## Written problem
Would you transcribe the whole listing exactly, minus its pictures?
--- Start Dataset content ---
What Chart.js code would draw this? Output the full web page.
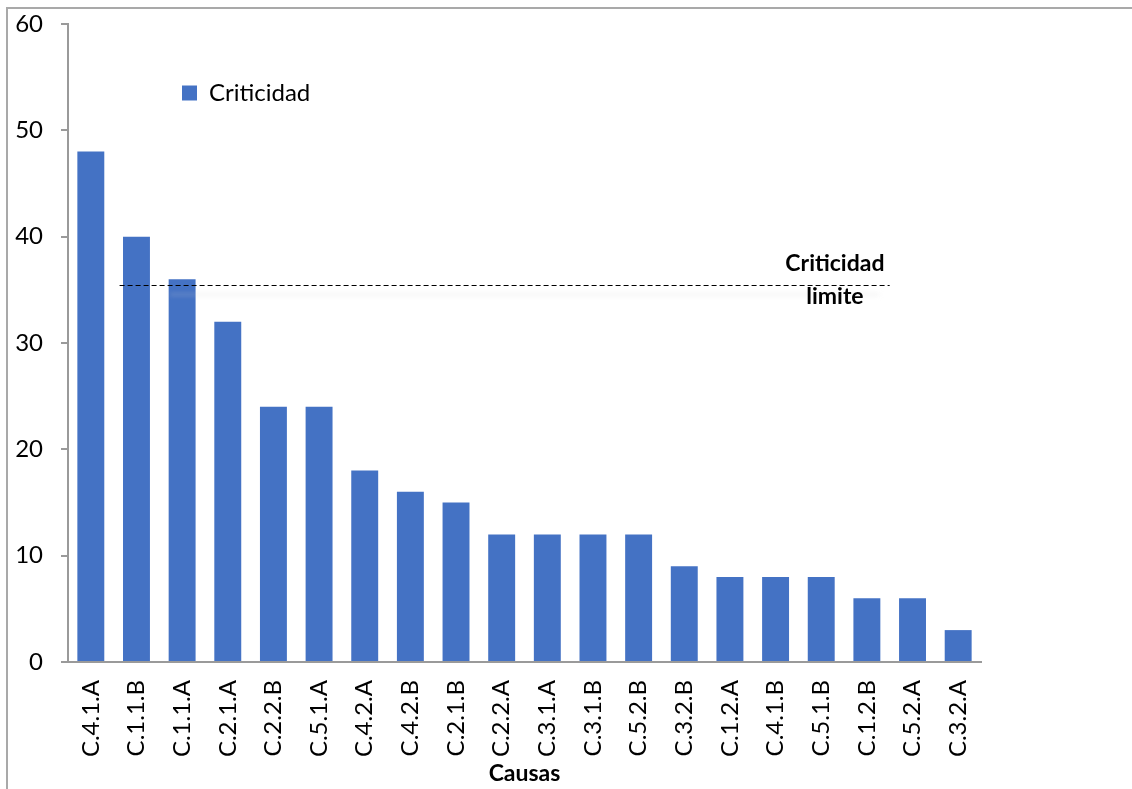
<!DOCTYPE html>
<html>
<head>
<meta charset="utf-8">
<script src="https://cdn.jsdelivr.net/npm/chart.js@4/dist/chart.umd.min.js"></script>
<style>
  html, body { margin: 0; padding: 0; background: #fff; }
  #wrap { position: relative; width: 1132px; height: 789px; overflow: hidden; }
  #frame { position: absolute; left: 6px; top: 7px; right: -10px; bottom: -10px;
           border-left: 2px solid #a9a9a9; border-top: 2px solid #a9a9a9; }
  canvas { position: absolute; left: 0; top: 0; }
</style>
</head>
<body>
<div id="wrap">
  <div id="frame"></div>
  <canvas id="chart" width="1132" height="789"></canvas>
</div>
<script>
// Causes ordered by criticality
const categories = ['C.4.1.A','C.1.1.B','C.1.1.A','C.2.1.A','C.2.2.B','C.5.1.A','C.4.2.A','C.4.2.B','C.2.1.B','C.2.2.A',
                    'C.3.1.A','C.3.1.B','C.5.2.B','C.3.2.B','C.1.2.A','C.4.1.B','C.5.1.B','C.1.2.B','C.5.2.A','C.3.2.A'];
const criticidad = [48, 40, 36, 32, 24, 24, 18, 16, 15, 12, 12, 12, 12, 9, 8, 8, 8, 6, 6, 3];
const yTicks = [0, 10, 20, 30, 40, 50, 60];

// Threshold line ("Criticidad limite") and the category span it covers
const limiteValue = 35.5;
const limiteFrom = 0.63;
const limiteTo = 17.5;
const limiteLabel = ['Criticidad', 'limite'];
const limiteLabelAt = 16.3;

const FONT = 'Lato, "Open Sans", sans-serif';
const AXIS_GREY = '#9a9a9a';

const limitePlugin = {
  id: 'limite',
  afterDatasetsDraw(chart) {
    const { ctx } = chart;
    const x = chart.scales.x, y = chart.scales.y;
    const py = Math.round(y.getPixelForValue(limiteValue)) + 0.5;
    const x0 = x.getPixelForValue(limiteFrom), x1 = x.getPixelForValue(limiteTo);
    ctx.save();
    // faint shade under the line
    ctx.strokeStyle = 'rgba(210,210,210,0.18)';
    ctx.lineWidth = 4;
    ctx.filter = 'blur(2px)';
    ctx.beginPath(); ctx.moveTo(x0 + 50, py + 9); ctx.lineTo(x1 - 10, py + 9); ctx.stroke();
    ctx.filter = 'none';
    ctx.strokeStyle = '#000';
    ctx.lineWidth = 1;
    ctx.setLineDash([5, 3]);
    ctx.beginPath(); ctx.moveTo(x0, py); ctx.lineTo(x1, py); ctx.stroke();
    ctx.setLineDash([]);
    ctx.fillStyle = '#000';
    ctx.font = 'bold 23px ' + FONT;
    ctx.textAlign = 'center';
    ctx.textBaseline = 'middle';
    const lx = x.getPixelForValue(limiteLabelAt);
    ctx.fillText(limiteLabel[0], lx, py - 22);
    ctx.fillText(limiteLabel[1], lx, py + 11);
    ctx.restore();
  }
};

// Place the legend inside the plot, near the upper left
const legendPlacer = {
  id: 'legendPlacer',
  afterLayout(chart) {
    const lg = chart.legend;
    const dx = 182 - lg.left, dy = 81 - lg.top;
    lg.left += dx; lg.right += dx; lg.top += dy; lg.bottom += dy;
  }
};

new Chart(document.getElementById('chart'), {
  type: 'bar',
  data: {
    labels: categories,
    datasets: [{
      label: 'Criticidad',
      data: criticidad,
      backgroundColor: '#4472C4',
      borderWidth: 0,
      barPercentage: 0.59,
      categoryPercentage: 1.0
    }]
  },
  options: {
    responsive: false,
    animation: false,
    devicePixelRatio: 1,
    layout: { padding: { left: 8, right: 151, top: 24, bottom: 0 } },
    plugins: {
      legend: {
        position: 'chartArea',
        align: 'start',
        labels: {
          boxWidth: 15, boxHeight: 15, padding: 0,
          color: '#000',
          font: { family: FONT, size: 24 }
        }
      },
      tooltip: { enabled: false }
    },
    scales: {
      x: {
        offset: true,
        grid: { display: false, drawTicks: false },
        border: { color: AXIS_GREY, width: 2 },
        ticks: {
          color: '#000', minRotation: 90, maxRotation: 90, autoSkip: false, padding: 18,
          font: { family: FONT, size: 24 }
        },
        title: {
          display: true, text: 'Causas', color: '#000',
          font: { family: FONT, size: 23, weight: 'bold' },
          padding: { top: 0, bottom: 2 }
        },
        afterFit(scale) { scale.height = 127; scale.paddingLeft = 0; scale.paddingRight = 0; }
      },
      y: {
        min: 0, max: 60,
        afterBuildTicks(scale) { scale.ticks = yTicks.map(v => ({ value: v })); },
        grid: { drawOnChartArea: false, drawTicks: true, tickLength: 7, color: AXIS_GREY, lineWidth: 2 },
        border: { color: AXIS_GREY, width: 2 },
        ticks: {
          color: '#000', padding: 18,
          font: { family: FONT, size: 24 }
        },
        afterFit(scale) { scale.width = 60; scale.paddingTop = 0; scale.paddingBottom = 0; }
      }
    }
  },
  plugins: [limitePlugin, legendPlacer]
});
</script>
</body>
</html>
--- End Dataset content ---
## Finished answer
What Chart.js code would draw this? Output the full web page.
<!DOCTYPE html>
<html>
<head>
<meta charset="utf-8">
<script src="https://cdn.jsdelivr.net/npm/chart.js@4/dist/chart.umd.min.js"></script>
<style>
  html, body { margin: 0; padding: 0; background: #fff; }
  #wrap { position: relative; width: 1132px; height: 789px; overflow: hidden; }
  #frame { position: absolute; left: 6px; top: 7px; right: -10px; bottom: -10px;
           border-left: 2px solid #a9a9a9; border-top: 2px solid #a9a9a9; }
  canvas { position: absolute; left: 0; top: 0; }
</style>
</head>
<body>
<div id="wrap">
  <div id="frame"></div>
  <canvas id="chart" width="1132" height="789"></canvas>
</div>
<script>
// Causes ordered by criticality
const categories = ['C.4.1.A','C.1.1.B','C.1.1.A','C.2.1.A','C.2.2.B','C.5.1.A','C.4.2.A','C.4.2.B','C.2.1.B','C.2.2.A',
                    'C.3.1.A','C.3.1.B','C.5.2.B','C.3.2.B','C.1.2.A','C.4.1.B','C.5.1.B','C.1.2.B','C.5.2.A','C.3.2.A'];
const criticidad = [48, 40, 36, 32, 24, 24, 18, 16, 15, 12, 12, 12, 12, 9, 8, 8, 8, 6, 6, 3];
const yTicks = [0, 10, 20, 30, 40, 50, 60];

// Threshold line ("Criticidad limite") and the category span it covers
const limiteValue = 35.5;
const limiteFrom = 0.63;
const limiteTo = 17.5;
const limiteLabel = ['Criticidad', 'limite'];
const limiteLabelAt = 16.3;

const FONT = 'Lato, "Open Sans", sans-serif';
const AXIS_GREY = '#9a9a9a';

const limitePlugin = {
  id: 'limite',
  afterDatasetsDraw(chart) {
    const { ctx } = chart;
    const x = chart.scales.x, y = chart.scales.y;
    const py = Math.round(y.getPixelForValue(limiteValue)) + 0.5;
    const x0 = x.getPixelForValue(limiteFrom), x1 = x.getPixelForValue(limiteTo);
    ctx.save();
    // faint shade under the line
    ctx.strokeStyle = 'rgba(210,210,210,0.18)';
    ctx.lineWidth = 4;
    ctx.filter = 'blur(2px)';
    ctx.beginPath(); ctx.moveTo(x0 + 50, py + 9); ctx.lineTo(x1 - 10, py + 9); ctx.stroke();
    ctx.filter = 'none';
    ctx.strokeStyle = '#000';
    ctx.lineWidth = 1;
    ctx.setLineDash([5, 3]);
    ctx.beginPath(); ctx.moveTo(x0, py); ctx.lineTo(x1, py); ctx.stroke();
    ctx.setLineDash([]);
    ctx.fillStyle = '#000';
    ctx.font = 'bold 23px ' + FONT;
    ctx.textAlign = 'center';
    ctx.textBaseline = 'middle';
    const lx = x.getPixelForValue(limiteLabelAt);
    ctx.fillText(limiteLabel[0], lx, py - 22);
    ctx.fillText(limiteLabel[1], lx, py + 11);
    ctx.restore();
  }
};

// Place the legend inside the plot, near the upper left
const legendPlacer = {
  id: 'legendPlacer',
  afterLayout(chart) {
    const lg = chart.legend;
    const dx = 182 - lg.left, dy = 81 - lg.top;
    lg.left += dx; lg.right += dx; lg.top += dy; lg.bottom += dy;
  }
};

new Chart(document.getElementById('chart'), {
  type: 'bar',
  data: {
    labels: categories,
    datasets: [{
      label: 'Criticidad',
      data: criticidad,
      backgroundColor: '#4472C4',
      borderWidth: 0,
      barPercentage: 0.59,
      categoryPercentage: 1.0
    }]
  },
  options: {
    responsive: false,
    animation: false,
    devicePixelRatio: 1,
    layout: { padding: { left: 8, right: 151, top: 24, bottom: 0 } },
    plugins: {
      legend: {
        position: 'chartArea',
        align: 'start',
        labels: {
          boxWidth: 15, boxHeight: 15, padding: 0,
          color: '#000',
          font: { family: FONT, size: 24 }
        }
      },
      tooltip: { enabled: false }
    },
    scales: {
      x: {
        offset: true,
        grid: { display: false, drawTicks: false },
        border: { color: AXIS_GREY, width: 2 },
        ticks: {
          color: '#000', minRotation: 90, maxRotation: 90, autoSkip: false, padding: 18,
          font: { family: FONT, size: 24 }
        },
        title: {
          display: true, text: 'Causas', color: '#000',
          font: { family: FONT, size: 23, weight: 'bold' },
          padding: { top: 0, bottom: 2 }
        },
        afterFit(scale) { scale.height = 127; scale.paddingLeft = 0; scale.paddingRight = 0; }
      },
      y: {
        min: 0, max: 60,
        afterBuildTicks(scale) { scale.ticks = yTicks.map(v => ({ value: v })); },
        grid: { drawOnChartArea: false, drawTicks: true, tickLength: 7, color: AXIS_GREY, lineWidth: 2 },
        border: { color: AXIS_GREY, width: 2 },
        ticks: {
          color: '#000', padding: 18,
          font: { family: FONT, size: 24 }
        },
        afterFit(scale) { scale.width = 60; scale.paddingTop = 0; scale.paddingBottom = 0; }
      }
    }
  },
  plugins: [limitePlugin, legendPlacer]
});
</script>
</body>
</html>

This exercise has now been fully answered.